▶ **Material**

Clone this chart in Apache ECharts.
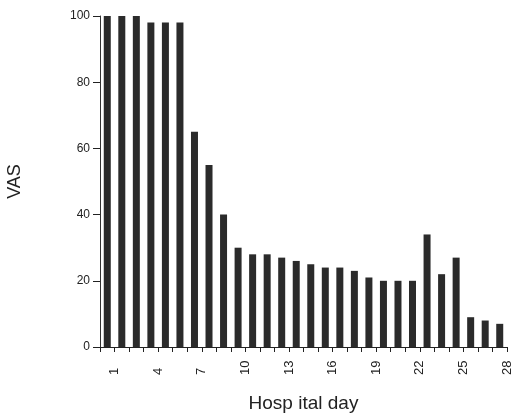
<!DOCTYPE html>
<html>
<head>
<meta charset="utf-8">
<script src="https://cdn.jsdelivr.net/npm/echarts@6/dist/echarts.min.js"></script>
<style>
  html, body { margin: 0; padding: 0; background: #fff; }
  #chart { width: 513px; height: 414px; }
</style>
</head>
<body>
<div id="chart"></div>
<script>
// hospital days 1..28
const days = [1, 2, 3, 4, 5, 6, 7, 8, 9, 10, 11, 12, 13, 14, 15, 16, 17, 18, 19, 20, 21, 22, 23, 24, 25, 26, 27, 28];
// VAS score per day
const vas = [100, 100, 100, 98, 98, 98, 65, 55, 40, 30, 28, 28, 27, 26, 25, 24, 24, 23, 21, 20, 20, 20, 34, 22, 27, 9, 8, 7];
const xLabels = [1, 4, 7, 10, 13, 16, 19, 22, 25, 28];
const yTicks = [0, 20, 40, 60, 80, 100];

const chart = echarts.init(document.getElementById('chart'));
const font = 'Liberation Sans, Arial, sans-serif';

chart.setOption({
  animation: false,
  grid: { left: 100, right: 6, top: 16, bottom: 67, outerBoundsMode: 'none' },
  xAxis: {
    type: 'value',
    min: 0,
    max: days.length,
    interval: 1,
    name: 'Hosp ital day',
    nameLocation: 'middle',
    nameGap: 47,
    nameTextStyle: { fontFamily: font, fontSize: 19, color: '#222' },
    axisLine: { lineStyle: { color: '#222', width: 1 } },
    axisTick: { show: true, length: 5, lineStyle: { color: '#222' } },
    splitLine: { show: false },
    axisLabel: {
      rotate: 90,
      align: 'left',
      verticalAlign: 'middle',
      fontFamily: font,
      fontSize: 13,
      color: '#222',
      margin: 28,
      formatter: v => (xLabels.includes(v) ? String(v) : '')
    }
  },
  yAxis: {
    type: 'value',
    min: yTicks[0],
    max: yTicks[yTicks.length - 1],
    interval: 20,
    name: 'VAS',
    nameLocation: 'middle',
    nameGap: 76,
    nameTextStyle: { fontFamily: font, fontSize: 18, color: '#222' },
    axisLine: { show: true, lineStyle: { color: '#333', width: 1 } },
    axisTick: { show: true, length: 7, lineStyle: { color: '#222' } },
    splitLine: { show: false },
    axisLabel: { fontFamily: font, fontSize: 12, color: '#222', margin: 10 }
  },
  series: [{
    type: 'bar',
    barWidth: 7,
    itemStyle: { color: '#2b2b2b' },
    data: days.map((d, i) => [d - 0.5, vas[i]])
  }]
});
</script>
</body>
</html>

▶ **Work required**
Omit the pictures, then output the rest of the listing exactly.

▶ **Reply to the task**
Clone this chart in Apache ECharts.
<!DOCTYPE html>
<html>
<head>
<meta charset="utf-8">
<script src="https://cdn.jsdelivr.net/npm/echarts@6/dist/echarts.min.js"></script>
<style>
  html, body { margin: 0; padding: 0; background: #fff; }
  #chart { width: 513px; height: 414px; }
</style>
</head>
<body>
<div id="chart"></div>
<script>
// hospital days 1..28
const days = [1, 2, 3, 4, 5, 6, 7, 8, 9, 10, 11, 12, 13, 14, 15, 16, 17, 18, 19, 20, 21, 22, 23, 24, 25, 26, 27, 28];
// VAS score per day
const vas = [100, 100, 100, 98, 98, 98, 65, 55, 40, 30, 28, 28, 27, 26, 25, 24, 24, 23, 21, 20, 20, 20, 34, 22, 27, 9, 8, 7];
const xLabels = [1, 4, 7, 10, 13, 16, 19, 22, 25, 28];
const yTicks = [0, 20, 40, 60, 80, 100];

const chart = echarts.init(document.getElementById('chart'));
const font = 'Liberation Sans, Arial, sans-serif';

chart.setOption({
  animation: false,
  grid: { left: 100, right: 6, top: 16, bottom: 67, outerBoundsMode: 'none' },
  xAxis: {
    type: 'value',
    min: 0,
    max: days.length,
    interval: 1,
    name: 'Hosp ital day',
    nameLocation: 'middle',
    nameGap: 47,
    nameTextStyle: { fontFamily: font, fontSize: 19, color: '#222' },
    axisLine: { lineStyle: { color: '#222', width: 1 } },
    axisTick: { show: true, length: 5, lineStyle: { color: '#222' } },
    splitLine: { show: false },
    axisLabel: {
      rotate: 90,
      align: 'left',
      verticalAlign: 'middle',
      fontFamily: font,
      fontSize: 13,
      color: '#222',
      margin: 28,
      formatter: v => (xLabels.includes(v) ? String(v) : '')
    }
  },
  yAxis: {
    type: 'value',
    min: yTicks[0],
    max: yTicks[yTicks.length - 1],
    interval: 20,
    name: 'VAS',
    nameLocation: 'middle',
    nameGap: 76,
    nameTextStyle: { fontFamily: font, fontSize: 18, color: '#222' },
    axisLine: { show: true, lineStyle: { color: '#333', width: 1 } },
    axisTick: { show: true, length: 7, lineStyle: { color: '#222' } },
    splitLine: { show: false },
    axisLabel: { fontFamily: font, fontSize: 12, color: '#222', margin: 10 }
  },
  series: [{
    type: 'bar',
    barWidth: 7,
    itemStyle: { color: '#2b2b2b' },
    data: days.map((d, i) => [d - 0.5, vas[i]])
  }]
});
</script>
</body>
</html>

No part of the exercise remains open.